Over the few weeks I've been doing this, I became aware once again of some of my mother's strange tendencies not only for keeping things past their usefulness (although not as bad as the old woman I heard about who kept a cardboard box full of - as the label put it - 'pieces of string too short to be of any use'), but also for getting things she already had a sufficient number or amount of. That's how I came across three complete tea services in one of the kitchen cupboards. They wouldn't have been of use to her, since she already had a couple of perfectly serviceable ones, and they're of no use to me because I never have people around to tea and I don't drink tea anyway.

Some things I've turned up date back still further to my father's day (and he's been gone twenty-one years), and there are other items where I can't fathom quite how they came into our possession in the first place.

In this last category I include a random selection of old coins. Not just old pre-decimal UK ones (including my all-time favourite, the twelve-sided thrupenny bit), but some foreign ones. I thought I'd show you a couple of them just for the sake of interest.

First off is this 1935 50 Reichspfennig piece.
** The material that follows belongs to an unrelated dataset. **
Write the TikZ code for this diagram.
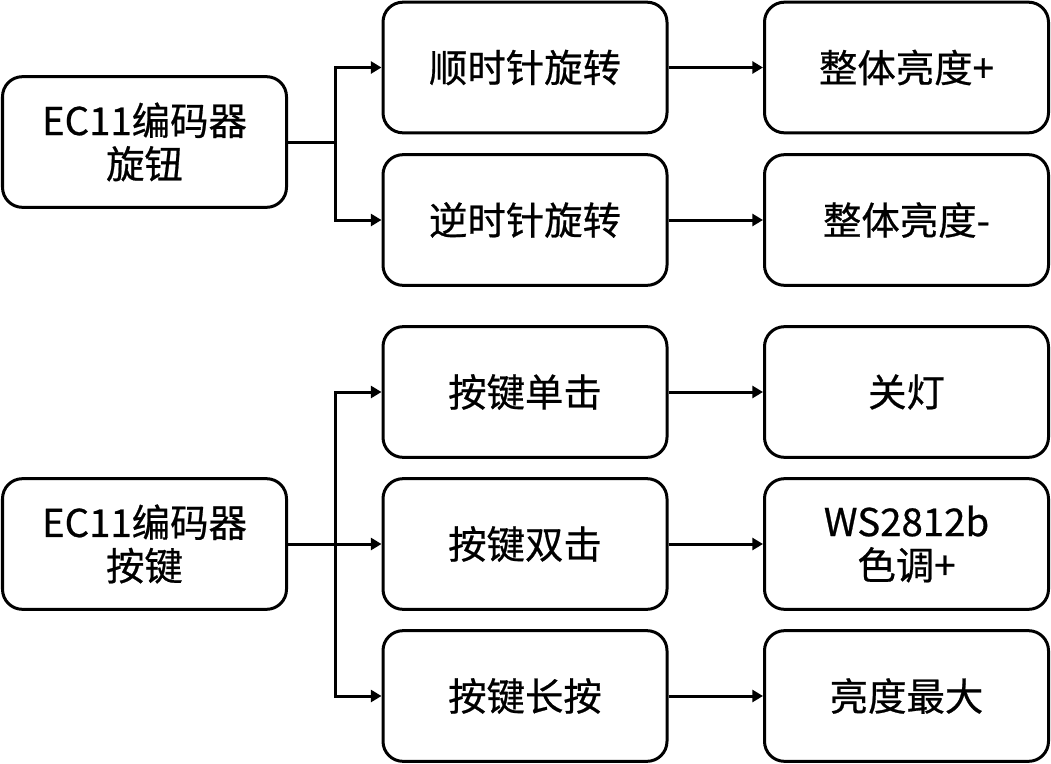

This was the first of its denomination to be minted in aluminium (intended as a temporary measure but which continued), and the last to be minted without a swastika in the eagle's talons. The 'J' on the reverse means that it was minted in Hamburg.

Picture of the obverse of a 1935 50 Reichspfennig piece

Picture of the reverse of a 1935 50 Reichspfennig piece

Moving on to the post-war period, the Bank deutscher Länder was created in 1948 in order to run the newly-introduced Deutsche Mark.

Below is a 1949 10 Pfennig piece. The 'F' on the reverse indicates that this coin, made of brass-plated steel, was minted in Stuttgart.

Picture of the obverse of a 1949 10 Pfennig piece

Picture of the reverse of a 1949 10 Pfennig piece

All the rest of the junk I've unearthed is mine, of course, including this piece of technological history:

Photo of a Sinclair ZX Spectrum +2A

This Sinclair ZX Spectrum +2A was my first computer. I got it for Christmas in 1988, and it was thought at the time to be quite the thing, complete with a massive RAM disk of 128KB (yes, KB, not MB). I got years of use out of this, mostly playing games on it but also doing some (very) BASIC programming to create programs which would tell you what day of the week you were born on, or convert imperial and metric units, or compose little tunes.

As you can see, even after over twenty years (and not having been used for a decade or more) it still works, although the signal output socket is a bit loose on it and I can't get my old portable TV to tune in exactly on the frequency it's putting out.

I just had to give it a go this afternoon, and here's a shot of the machine loading Code Masters' Fruit Machine Simulator. It's a measure of the comparative primitiveness of the technology that such a simple program should take about five minutes to load from a cassette (real smarties interfaced a floppy drive to it), but this only heightened the anticipation.

Photo of a monitor loading a game on a ZX Spectrum

I also spent a bit of time later playing Arkanoid on it, although my skill level has fallen so far that I couldn't get past the third screen.